# Fish species in Coe Lake, Berea?



## Widget_Master (Jun 7, 2013)

Just wondering what people have caught in Coe Lake? I haven't fished there yet but plan to go soon. It would be nice to know what the options are! Thanks.


----------



## Rasper (Sep 6, 2012)

Crappie catfish largemouth bluegill sunfish. Wallace has that plus rainbow trout and a lot more cats. Less space to fish at Wallace. If fishing for bass at coe do plastic worms or something out of the ordinary but live worms will get you bites on almost everything all day. Oh carp are in coe too.
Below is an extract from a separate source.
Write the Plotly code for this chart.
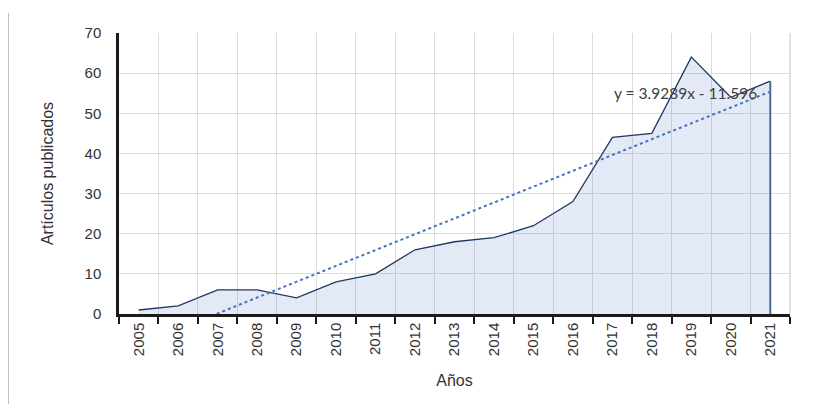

If you don't want a crowd go before 9am. And coe will be mostly bluegill and sunfish. Wallace you will better luck with cats and of course trout. If I were you I would pick up river fishing for smallies and steelies in the fall to spring on the rocky. Just a lot more exciting and less crowds. And come and Wallace is a hit or miss. But once you learn the river its never a hit or miss. Just my 2cents. Sorry for the story just seemed like you moved here

Sent from my DROID BIONIC using Ohub Campfire mobile app


----------



## Widget_Master (Jun 7, 2013)

Thanks Rasper!


----------



## Fishermen (Apr 23, 2020)

Widget_Master said:


> Just wondering what people have caught in Coe Lake? I haven't fished there yet but plan to go soon. It would be nice to know what the options are! Thanks.


I’ve fished there plenty of times There’s largemouth bass, smallmouth bass, channel cats, bullheads, bluegill and carp. I’m actually heading out there today 4/24/20.


----------



## Lil' Rob (Apr 11, 2004)

Used to catch some big carp and nice bluegills there, but haven't fished there.


----------